Give back exactly the lines from the beginning of the listing below to the line holding "(8,7) rectangle (1017,1502);", both ends included; the pictures stay out.

═══

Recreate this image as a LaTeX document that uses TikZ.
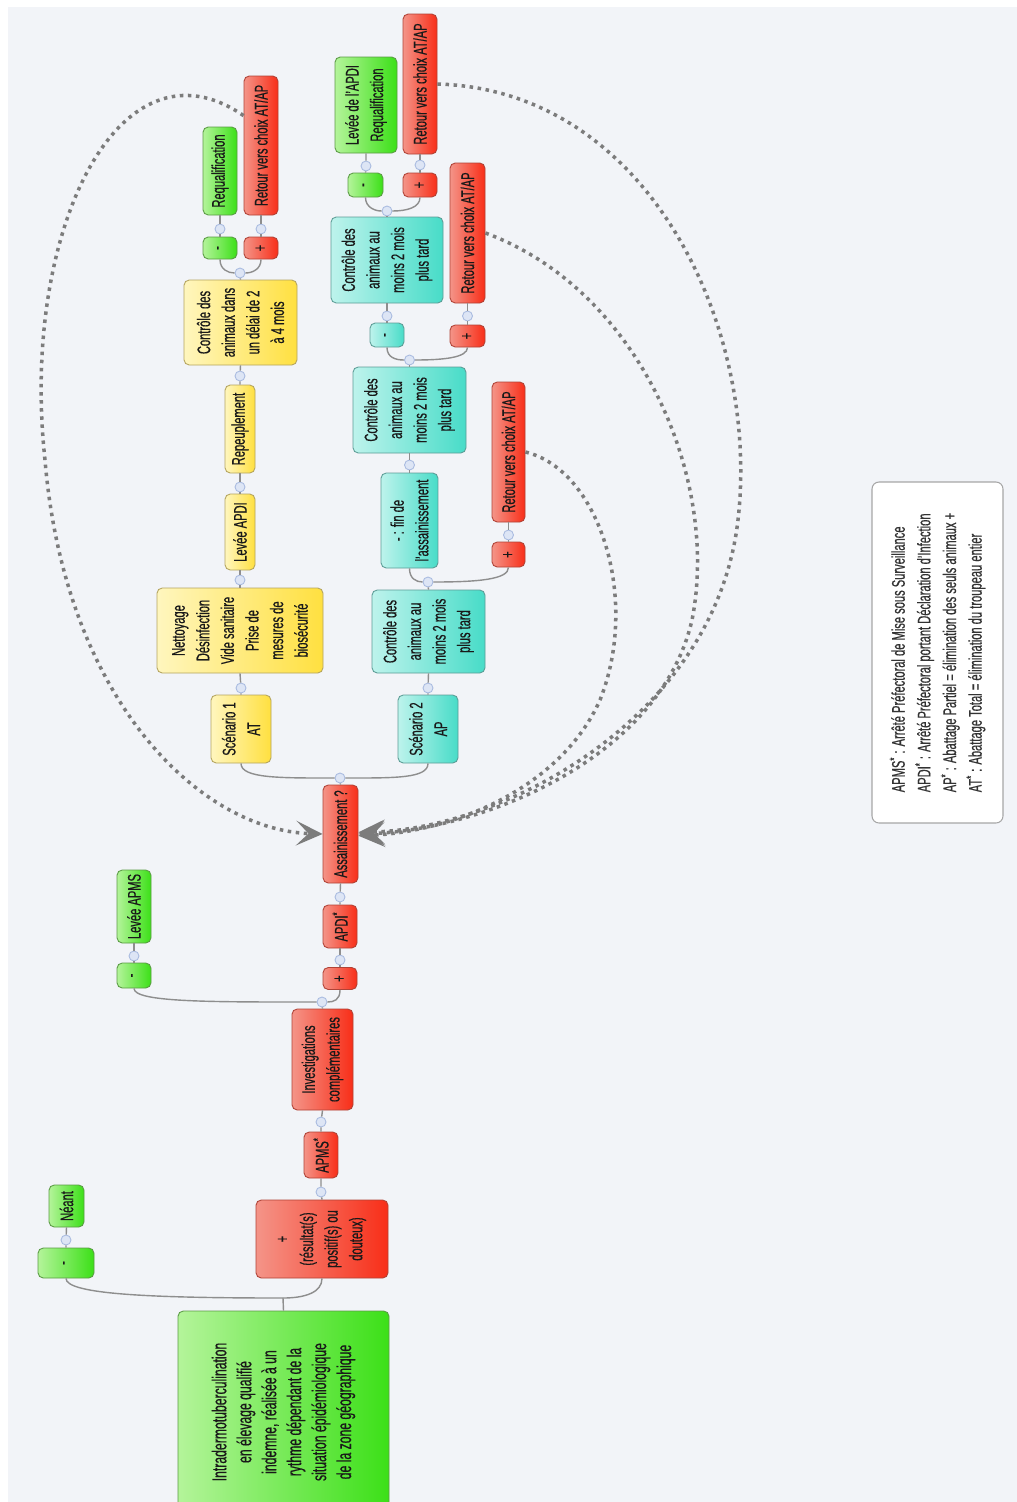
\documentclass[tikz,border=0pt]{standalone}
\usepackage{fontspec}
\setmainfont{Liberation Sans}[FakeStretch=0.61, FakeBold=0.5]
\usepackage{tikz}
\usetikzlibrary{arrows.meta, calc}
\usepackage{xcolor}
\definecolor{bgc}{HTML}{F2F4F8}
\definecolor{glight}{HTML}{B4F49A}
\definecolor{gdark}{HTML}{3CE018}
\definecolor{gbord}{HTML}{5A9A44}
\definecolor{rlight}{HTML}{F49488}
\definecolor{rdark}{HTML}{F82E18}
\definecolor{rbord}{HTML}{B04236}
\definecolor{ylight}{HTML}{FFF6BE}
\definecolor{ydark}{HTML}{FFE040}
\definecolor{ybord}{HTML}{B4A45E}
\definecolor{clight}{HTML}{BDF3EC}
\definecolor{cdark}{HTML}{48DCC8}
\definecolor{cbord}{HTML}{5C9C96}
\definecolor{kfill}{HTML}{DDE5F5}
\definecolor{kbord}{HTML}{A9BBE0}
\definecolor{lgray}{HTML}{8E8E8E}
\definecolor{dgray}{HTML}{7C7C7C}
\tikzset{%
	topic/.style={
		rotate=90,
		rounded corners=3pt,
		align=center,
		inner sep=1pt,
		line width=0.5pt,
		text=black!90,
		font=\fontsize{10.4}{14}\selectfont
	},
	boxsize/.style 2 args={
		minimum height=#1*0.02cm,
		minimum width=#2*0.02cm
	},
	greenbox/.style={topic, draw=gbord, left color=glight, right color=gdark},
	redbox/.style={topic, draw=rbord, left color=rlight, right color=rdark},
	yellowbox/.style={topic, draw=ybord, left color=ylight, right color=ydark},
	cyanbox/.style={topic, draw=cbord, left color=clight, right color=cdark},
	legendbox/.style={
		rotate=90,
		draw=gray!70,
		fill=white,
		rounded corners=4pt,
		align=left,
		inner sep=4pt,
		line width=0.6pt,
		text=black!80,
		font=\fontsize{10.4}{14.6}\selectfont
	},
	knob/.style={circle, draw=kbord, fill=kfill, minimum size=0.2cm, inner sep=0pt, line width=0.5pt},
	link/.style={draw=lgray, line width=0.8pt},
	relation/.style={
		draw=dgray,
		line width=2pt,
		dash pattern=on 2pt off 2.6pt,
		-{Stealth[length=15pt, width=14pt, inset=7pt]}
	},
}
\begin{document}
\begin{tikzpicture}[x=0.02cm, y=-0.02cm]
	\useasboundingbox (0,0) rectangle (1017,1502);
	\clip (0,0) rectangle (1017,1502);
	\fill[white] (0,0) rectangle (1017,1502);
	\fill[bgc] (8,7) rectangle (1017,1502);

	% depistage
	\node[greenbox, boxsize={211}{202}, font=\fontsize{11.4}{14.2}\selectfont] (root) at (283.5,1412) {Intradermotuberculination\\en élevage qualifié\\indemne, réalisée à un\\rythme dépendant de la\\situation épidémiologique\\de la zone géographique};
	\coordinate (j0) at (283,1298);
	\node[greenbox, boxsize={56}{30}] (nm) at (66,1263) {-};
	\node[greenbox, boxsize={35}{42}] (neant) at (66.5,1206) {Néant};
	\node[redbox, boxsize={132}{78}] (pos) at (322,1239) {+\\(résultat(s)\\positif(s) ou\\douteux)};
	\node[redbox, boxsize={34}{46}] (apms) at (321,1155) {APMS\textsuperscript{*}};
	\node[redbox, boxsize={61}{101}] (inv) at (322.5,1059.5) {Investigations\\complémentaires};
	\node[greenbox, boxsize={34}{25}] (lm) at (134,975.5) {-};
	\node[greenbox, boxsize={34}{73}] (levapms) at (134,906.5) {Levée APMS};
	\node[redbox, boxsize={34}{22}] (ap) at (340,978.5) {+};
	\node[redbox, boxsize={34}{43}] (apdi) at (340,926.5) {APDI\textsuperscript{*}};
	\node[redbox, boxsize={35}{98}] (assain) at (340.5,834) {Assainissement ?};

	% scenario 1
	\node[yellowbox, boxsize={60}{68}] (scen1) at (241,729) {Scénario 1\\AT};
	\node[yellowbox, boxsize={166}{85}] (net) at (240,630.5) {Nettoyage\\Désinfection\\Vide sanitaire\\Prise de\\mesures de\\biosécurité};
	\node[yellowbox, boxsize={30}{76}] (levapdi) at (240,532) {Levée APDI};
	\node[yellowbox, boxsize={30}{88}] (repeup) at (240,429) {Repeuplement};
	\node[yellowbox, boxsize={113}{85}] (ctrl1) at (240.5,322.5) {Contrôle des\\animaux dans\\un délai de 2\\à 4 mois};
	\node[greenbox, boxsize={34}{22}] (rqm) at (220,248) {-};
	\node[redbox, boxsize={34}{22}] (rqp) at (261,248) {+};
	\node[greenbox, boxsize={34}{88}] (requal) at (220,171) {Requalification};
	\node[redbox, boxsize={34}{139}] (ret1) at (261,145.5) {Retour vers choix AT/AP};

	% scenario 2
	\node[cyanbox, boxsize={60}{68}] (scen2) at (428,729) {Scénario 2\\AP};
	\node[cyanbox, boxsize={113}{83}] (c2a) at (428.5,631.5) {Contrôle des\\animaux au\\moins 2 mois\\plus tard};
	\node[cyanbox, boxsize={57}{95}] (fin) at (409.5,520.5) {- : fin de\\l'assainissement};
	\node[redbox, boxsize={33}{25}] (finp) at (508.5,554.5) {+};
	\node[redbox, boxsize={33}{140}] (ret2) at (508.5,452) {Retour vers choix AT/AP};
	\node[cyanbox, boxsize={113}{86}] (c2b) at (409.5,410) {Contrôle des\\animaux au\\moins 2 mois\\plus tard};
	\node[cyanbox, boxsize={34}{24}] (c2bm) at (387,335) {-};
	\node[redbox, boxsize={35}{22}] (c2bp) at (467.5,336) {+};
	\node[redbox, boxsize={35}{140}] (ret3) at (467.5,233) {Retour vers choix AT/AP};
	\node[cyanbox, boxsize={112}{86}] (c2c) at (387,260) {Contrôle des\\animaux au\\moins 2 mois\\plus tard};
	\node[greenbox, boxsize={35}{24}] (c2cm) at (365.5,185) {-};
	\node[redbox, boxsize={34}{24}] (c2cp) at (420,185) {+};
	\node[greenbox, boxsize={62}{96}] (levapdi2) at (366,105) {Levée de l'APDI\\Requalification};
	\node[redbox, boxsize={34}{140}] (ret4) at (420,84) {Retour vers choix AT/AP};

	\node[legendbox, boxsize={131}{341}] (leg) at (937.5,652.5) {APMS\textsuperscript{*} : Arrêté Préfectoral de Mise sous Surveillance\\APDI\textsuperscript{*} : Arrêté Préfectoral portant Déclaration d'Infection\\AP\textsuperscript{*} : Abattage Partiel = élimination des seuls animaux +\\AT\textsuperscript{*} : Abattage Total = élimination du troupeau entier};

	% knobs
	\node[knob] (kn) at (66,1240) {};
	\node[knob] (kpos) at (321,1192) {};
	\node[knob] (kapms) at (321,1122) {};
	\node[knob] (kinv) at (322,1002) {};
	\node[knob] (klm) at (134,956) {};
	\node[knob] (kap) at (340,960) {};
	\node[knob] (kapdi) at (340,897) {};
	\node[knob] (kas) at (340,778) {};
	\node[knob] (ks1) at (241,688) {};
	\node[knob] (knet) at (240,580) {};
	\node[knob] (klev) at (240,487) {};
	\node[knob] (krep) at (240,376) {};
	\node[knob] (kc1) at (240,273) {};
	\node[knob] (krqm) at (220,229) {};
	\node[knob] (krqp) at (261,229) {};
	\node[knob] (ks2) at (428,688) {};
	\node[knob] (kc2a) at (428,582) {};
	\node[knob] (kfin) at (409.5,465) {};
	\node[knob] (kfinp) at (508.5,535) {};
	\node[knob] (kc2b) at (409.5,360) {};
	\node[knob] (kc2bm) at (387,316) {};
	\node[knob] (kc2bp) at (467.5,316) {};
	\node[knob] (kc2c) at (387,211) {};
	\node[knob] (kc2cm) at (366,166) {};
	\node[knob] (kc2cp) at (420,165) {};

	% branches
	\draw[link] (root.east) -- (j0);
	\draw[link] (j0) .. controls +(-130,0) and +(0,16) .. (nm.west);
	\draw[link] (j0) .. controls +(22,0) and +(0,14) .. (pos.west);
	\draw[link] (nm.east) -- (kn) -- (neant.west);
	\draw[link] (pos.east) -- (kpos) -- (apms.west);
	\draw[link] (apms.east) -- (kapms) -- (inv.west);
	\draw[link] (inv.east) -- (kinv);
	\draw[link] (kinv) .. controls +(-110,0) and +(0,14) .. (lm.west);
	\draw[link] (kinv) .. controls +(12,0) and +(0,10) .. (ap.west);
	\draw[link] (lm.east) -- (klm) -- (levapms.west);
	\draw[link] (ap.east) -- (kap) -- (apdi.west);
	\draw[link] (apdi.east) -- (kapdi) -- (assain.west);
	\draw[link] (assain.east) -- (kas);
	\draw[link] (kas) .. controls +(-60,0) and +(0,15) .. (scen1.west);
	\draw[link] (kas) .. controls +(55,0) and +(0,15) .. (scen2.west);

	\draw[link] (scen1.east) -- (ks1) -- (net.west);
	\draw[link] (net.east) -- (knet) -- (levapdi.west);
	\draw[link] (levapdi.east) -- (klev) -- (repeup.west);
	\draw[link] (repeup.east) -- (krep) -- (ctrl1.west);
	\draw[link] (ctrl1.east) -- (kc1);
	\draw[link] (kc1) .. controls +(-12,0) and +(0,10) .. (rqm.west);
	\draw[link] (kc1) .. controls +(12,0) and +(0,10) .. (rqp.west);
	\draw[link] (rqm.east) -- (krqm) -- (requal.west);
	\draw[link] (rqp.east) -- (krqp) -- (ret1.west);

	\draw[link] (scen2.east) -- (ks2) -- (c2a.west);
	\draw[link] (c2a.east) -- (kc2a);
	\draw[link] (kc2a) .. controls +(-12,0) and +(0,10) .. (fin.west);
	\draw[link] (kc2a) .. controls +(50,0) and +(0,12) .. (finp.west);
	\draw[link] (fin.east) -- (kfin) -- (c2b.west);
	\draw[link] (finp.east) -- (kfinp) -- (ret2.west);
	\draw[link] (c2b.east) -- (kc2b);
	\draw[link] (kc2b) .. controls +(-14,0) and +(0,10) .. (c2bm.west);
	\draw[link] (kc2b) .. controls +(35,0) and +(0,10) .. (c2bp.west);
	\draw[link] (c2bm.east) -- (kc2bm) -- (c2c.west);
	\draw[link] (c2bp.east) -- (kc2bp) -- (ret3.west);
	\draw[link] (c2c.east) -- (kc2c);
	\draw[link] (kc2c) .. controls +(-12,0) and +(0,10) .. (c2cm.west);
	\draw[link] (kc2c) .. controls +(20,0) and +(0,10) .. (c2cp.west);
	\draw[link] (c2cm.east) -- (kc2cm) -- (levapdi2.west);
	\draw[link] (c2cp.east) -- (kc2cp) -- (ret4.west);

	% retours vers le choix
	\draw[relation] ([yshift=17pt]ret1.north) .. controls (120,30) and (20,230) .. (45,460) .. controls (65,700) and (200,830) .. (assain.north);
	\draw[relation] (ret4.south) .. controls (650,90) and (760,330) .. (738,520) .. controls (715,720) and (500,830) .. ([yshift=1pt]assain.south);
	\draw[relation] (ret3.south) .. controls (640,290) and (720,480) .. (692,620) .. controls (660,760) and (480,830) .. (assain.south);
	\draw[relation] (ret2.south) .. controls (600,470) and (640,600) .. (600,700) .. controls (560,790) and (450,832) .. ([yshift=-1pt]assain.south);
\end{tikzpicture}
\end{document}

═══

- RESULT:
Recreate this image as a LaTeX document that uses TikZ.
\documentclass[tikz,border=0pt]{standalone}
\usepackage{fontspec}
\setmainfont{Liberation Sans}[FakeStretch=0.61, FakeBold=0.5]
\usepackage{tikz}
\usetikzlibrary{arrows.meta, calc}
\usepackage{xcolor}
\definecolor{bgc}{HTML}{F2F4F8}
\definecolor{glight}{HTML}{B4F49A}
\definecolor{gdark}{HTML}{3CE018}
\definecolor{gbord}{HTML}{5A9A44}
\definecolor{rlight}{HTML}{F49488}
\definecolor{rdark}{HTML}{F82E18}
\definecolor{rbord}{HTML}{B04236}
\definecolor{ylight}{HTML}{FFF6BE}
\definecolor{ydark}{HTML}{FFE040}
\definecolor{ybord}{HTML}{B4A45E}
\definecolor{clight}{HTML}{BDF3EC}
\definecolor{cdark}{HTML}{48DCC8}
\definecolor{cbord}{HTML}{5C9C96}
\definecolor{kfill}{HTML}{DDE5F5}
\definecolor{kbord}{HTML}{A9BBE0}
\definecolor{lgray}{HTML}{8E8E8E}
\definecolor{dgray}{HTML}{7C7C7C}
\tikzset{%
	topic/.style={
		rotate=90,
		rounded corners=3pt,
		align=center,
		inner sep=1pt,
		line width=0.5pt,
		text=black!90,
		font=\fontsize{10.4}{14}\selectfont
	},
	boxsize/.style 2 args={
		minimum height=#1*0.02cm,
		minimum width=#2*0.02cm
	},
	greenbox/.style={topic, draw=gbord, left color=glight, right color=gdark},
	redbox/.style={topic, draw=rbord, left color=rlight, right color=rdark},
	yellowbox/.style={topic, draw=ybord, left color=ylight, right color=ydark},
	cyanbox/.style={topic, draw=cbord, left color=clight, right color=cdark},
	legendbox/.style={
		rotate=90,
		draw=gray!70,
		fill=white,
		rounded corners=4pt,
		align=left,
		inner sep=4pt,
		line width=0.6pt,
		text=black!80,
		font=\fontsize{10.4}{14.6}\selectfont
	},
	knob/.style={circle, draw=kbord, fill=kfill, minimum size=0.2cm, inner sep=0pt, line width=0.5pt},
	link/.style={draw=lgray, line width=0.8pt},
	relation/.style={
		draw=dgray,
		line width=2pt,
		dash pattern=on 2pt off 2.6pt,
		-{Stealth[length=15pt, width=14pt, inset=7pt]}
	},
}
\begin{document}
\begin{tikzpicture}[x=0.02cm, y=-0.02cm]
	\useasboundingbox (0,0) rectangle (1017,1502);
	\clip (0,0) rectangle (1017,1502);
	\fill[white] (0,0) rectangle (1017,1502);
	\fill[bgc] (8,7) rectangle (1017,1502);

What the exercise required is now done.